5 Apr 2011

Business confidence tumbles

6:14 pm on 5 April 2011

The Canterbury earthquake, slow economic recovery and high oil prices have knocked business confidence.

The New Zealand Institute of Economic Research (NZIER) quarterly survey of business opinion shows a net 11% of firms expect general business conditions to deteriorate in the next six months. That compares with a net 1% in the previous quarter.

The quarterly survey of business opinion found a net 5% of firms experienced a decline in trading during the three months to March, worsening from from the net 1% reporting a decline in the December quarter.

Once Canterbury firms were excluded, a net 2% reported a decline - a turnaround from a net 4% experiencing a trading pick-up in the December quarter.

NZIER principal economist Shamubeel Eaqub says domestic trading activity, which mirrors economic growth, slowed modestly throughout New Zealand, but contracted sharply in earthquake-hit Canterbury.

He says firms have little ability to raise prices, because demand remains subdued - and that is eroding profitability.

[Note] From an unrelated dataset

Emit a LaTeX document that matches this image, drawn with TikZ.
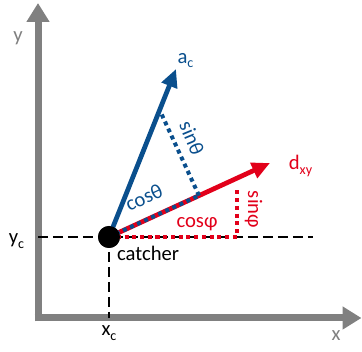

Mr Eaqub says a lack of sales has been the biggest constraint on businesses in the past three years and it is hard to know when demand will improve.

More firms report falling profits, and Mr Eaqub says that could mean fewer jobs and investment for the first half of this year.

However, he told Checkpoint on Tuesday that cautious spending as household and businesses take on less debt is not necessarily a bad thing.

"We're seeing far less reliance on debt, far less reliance on housing and a far lower reliance on increasing house prices. We're talking about real increases in income, real increases in spending and real increases in investment.

"The only thing is, over the last three years there just hasn't been much of it and until we see confidence returning, until we see households becoming a bit more forthcoming with some of their money, we won't see a strong recovery."